Is Change Difficult?
Especially deep change. It’s a cultural thing to find it difficult. And so it is. Is it?
Coaching is about change, one way or another. [see: “Coaching is everywhere“]
Being a coach
Your opinion as a coach matters in this. If you think change is difficult, then you risk conveying this to the coachee.
In this – as always – your implicit conviction matters more than your explicit words or even your explicit conviction (the one you are consciously aware of). A deep belief is generally more powerful than a superficial one. If they are opposed to each other, the implicit will eventually have the most chances to prevail.
Being a coach, there is what you think you do, and there is what you do. Doesn’t that make it so much more interesting ― knowing it’s much about you?
The non-conscious makes change-from-outside difficult
That is because there are so many inner mental patterns intertwined and mutually connected in many complex ways, each acting somewhat from and for its place in the whole. [see: “The Non-Conscious is No Automaton“]

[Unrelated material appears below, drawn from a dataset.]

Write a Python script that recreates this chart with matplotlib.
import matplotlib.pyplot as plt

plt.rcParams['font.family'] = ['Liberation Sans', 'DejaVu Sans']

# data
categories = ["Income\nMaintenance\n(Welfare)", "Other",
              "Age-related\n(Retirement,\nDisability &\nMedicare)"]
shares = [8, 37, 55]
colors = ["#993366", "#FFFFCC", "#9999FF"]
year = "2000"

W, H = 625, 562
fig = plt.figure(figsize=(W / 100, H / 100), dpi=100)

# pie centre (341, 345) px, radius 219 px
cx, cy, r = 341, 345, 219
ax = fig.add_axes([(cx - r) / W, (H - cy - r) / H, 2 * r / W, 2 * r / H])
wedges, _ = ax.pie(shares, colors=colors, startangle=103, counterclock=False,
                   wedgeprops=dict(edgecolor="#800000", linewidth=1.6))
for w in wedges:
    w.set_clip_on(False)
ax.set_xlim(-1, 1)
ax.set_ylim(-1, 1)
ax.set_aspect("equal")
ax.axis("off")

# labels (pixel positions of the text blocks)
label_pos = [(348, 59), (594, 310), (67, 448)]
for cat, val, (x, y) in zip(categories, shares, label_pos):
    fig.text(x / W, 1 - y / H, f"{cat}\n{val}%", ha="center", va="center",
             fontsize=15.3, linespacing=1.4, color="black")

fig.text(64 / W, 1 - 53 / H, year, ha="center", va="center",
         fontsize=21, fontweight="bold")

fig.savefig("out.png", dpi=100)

Changing one of these patterns brings about change in – sometimes many – others that maybe aren’t ready or willing to change. So there is what appears to be ‘resistance.’ Change may be tough this way.
Change from inside
From inside, change may still not be straightforward, but at least, if managed well, there is a trust that any change will come at its own pace, not forced. It’s an invitation, a suggestion. In the best case, it’s a suggestion that translates into a suggestion from inside.
Auto-suggestion
Indeed, that’s where it comes from: AU-RELIS.

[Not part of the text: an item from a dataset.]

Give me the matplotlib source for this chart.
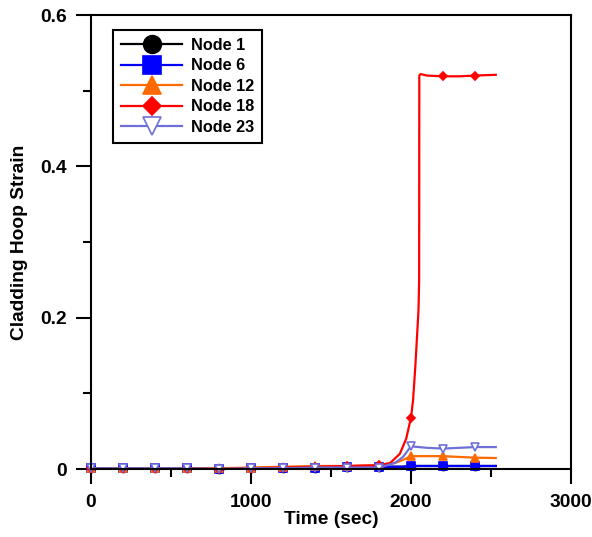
import matplotlib
matplotlib.use("Agg")
import matplotlib.pyplot as plt
from matplotlib.ticker import MultipleLocator

plt.rcParams['font.family'] = ['Liberation Sans', 'DejaVu Sans']
plt.rcParams['font.weight'] = 'bold'

# Data
t = [0, 200, 400, 600, 800, 1000, 1200, 1400, 1600, 1800, 1900, 1950,
     2000, 2100, 2200, 2300, 2400, 2530]
node1 = [0.001, 0.001, 0.001, 0.001, 0.000, 0.001, 0.002, 0.002, 0.003, 0.003,
         0.003, 0.003, 0.004, 0.004, 0.004, 0.004, 0.004, 0.004]
node6 = [0.001, 0.001, 0.001, 0.001, 0.000, 0.001, 0.002, 0.002, 0.003, 0.003,
         0.003, 0.003, 0.004, 0.004, 0.004, 0.004, 0.004, 0.004]
node12 = [0.001, 0.001, 0.001, 0.001, 0.001, 0.002, 0.003, 0.004, 0.004, 0.005,
          0.008, 0.012, 0.017, 0.017, 0.017, 0.016, 0.015, 0.0145]
node23 = [0.001, 0.001, 0.001, 0.001, 0.000, 0.001, 0.001, 0.002, 0.002, 0.002,
          0.008, 0.016, 0.030, 0.028, 0.027, 0.028, 0.029, 0.029]
t18 = [0, 200, 400, 600, 800, 1000, 1200, 1400, 1600, 1800, 1870, 1930, 1970,
       2000, 2013, 2027, 2039, 2047, 2051, 2052, 2060, 2100, 2200, 2300, 2400, 2530]
node18 = [0.001, 0.001, 0.001, 0.001, 0.000, 0.001, 0.002, 0.003, 0.004, 0.005,
          0.008, 0.020, 0.040, 0.068, 0.091, 0.135, 0.180, 0.210, 0.250, 0.520,
          0.522, 0.520, 0.519, 0.519, 0.520, 0.521]
marker_times = list(range(0, 2401, 200))

labels = ['Node 1', 'Node 6', 'Node 12', 'Node 18', 'Node 23']
colors = ['#000000', '#0000FF', '#FF6A00', '#FF0000', '#6F6FD8']

fig = plt.figure(figsize=(5.92, 5.37), dpi=100)
ax = fig.add_axes([0.1537, 0.1266, 0.8108, 0.8454])

def mk(ts):
    return [i for i, v in enumerate(ts) if v in marker_times]

series = [
    (t, node1, 'o', colors[0], colors[0], 5.8),
    (t, node6, 's', colors[1], colors[1], 6.2),
    (t, node12, '^', colors[2], colors[2], 6.0),
    (t18, node18, 'D', colors[3], colors[3], 4.2),
    (t, node23, 'v', colors[4], 'white', 6.0),
]
for (xs, ys, m, c, fc, ms), lab in zip(series, labels):
    ax.plot(xs, ys, color=c, lw=1.6, marker=m, markersize=ms,
            markerfacecolor=fc, markeredgecolor=c, markeredgewidth=1.2,
            markevery=mk(xs), label=lab, clip_on=False)

ax.set_xlim(0, 3000)
ax.set_ylim(0, 0.6)
ax.xaxis.set_major_locator(MultipleLocator(1000))
ax.xaxis.set_minor_locator(MultipleLocator(500))
ax.yaxis.set_major_locator(MultipleLocator(0.2))
ax.yaxis.set_minor_locator(MultipleLocator(0.1))
ax.set_xticks([0, 1000, 2000, 3000])
ax.set_xticklabels(['0', '1000', '2000', '3000'])
ax.set_yticks([0, 0.2, 0.4, 0.6])
ax.set_yticklabels(['0', '0.2', '0.4', '0.6'])
ax.tick_params(which='major', direction='out', length=10.8, width=1.5,
               labelsize=13.8)
ax.tick_params(axis='x', which='major', pad=7)
ax.tick_params(axis='y', which='major', pad=6.5)
ax.tick_params(which='minor', direction='out', length=5.5, width=1.5)
for s in ax.spines.values():
    s.set_linewidth(1.5)

ax.set_xlabel('Time (sec)', fontsize=13.8, fontweight='bold', labelpad=0)
ax.set_ylabel('Cladding Hoop Strain', fontsize=13.8, fontweight='bold', labelpad=8.5)

leg = ax.legend(loc='upper left', bbox_to_anchor=(0.045, 0.968), borderaxespad=0,
                fancybox=False, edgecolor='black', framealpha=1, markerscale=2.2,
                prop={'weight': 'bold', 'size': 11.7}, handlelength=3.8,
                labelspacing=0.34, borderpad=0.5, handletextpad=0.5)
leg.get_frame().set_linewidth(1.5)
leg.set_zorder(5)

fig.savefig('out.png', dpi=100)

Note that (auto-)suggestion has direction. It’s not chaotic. It invites change in a specific way. The organism (the non-conscious) is free to evolve in the most fitting manner. It is enticed to choose for itself the best path towards attaining the goal.
This way, energy is given to change, and obstacles are taken away from it.
That makes change a lot easier.
The difficulty (challenge) lies more in how to perform this autosuggestion-thing. OKAY. That’s where AURELIS wants to help as much as possible.
Most important in this is that the change should intimately belong to the changer. It should not be imposed. There should not be the intention to try to impose it ― a matter of ethics and efficiency.
The idea of difficult change
People generally aren’t used to the idea of autosuggestion or subconceptual nudging. This way, they don’t readily see the proper place for it (which is also not always everywhere).
This way, the idea is that change needs to be difficult ― and so it becomes.
Much of the difficulty lies in a lack of understanding how mind-brain is involved. [see: “Mental Change: How it Works“]
Coaching, again
Trying to convince your coachee through argumentation that ‘change is easy’ is bound to fail.
Luckily, you can use autosuggestion to let your coachee feel it. The two possible challenges in this are:
- coach-related: You should be implicitly convinced.
- coachee-related: You need to know how to use autosuggestion to reach the coachee from inside out, time and again. As said, this is the new challenge.
Did I say it was going to be easy?
No? Then I say it now. It’s very easy. [see: “Importance of Spontaneity“]
And at the same time, it’s very difficult. Even more, the difficulty comes first. It’s like forming a flower, and then it opens, and then it’s open.
If you feel this, you’re on your way.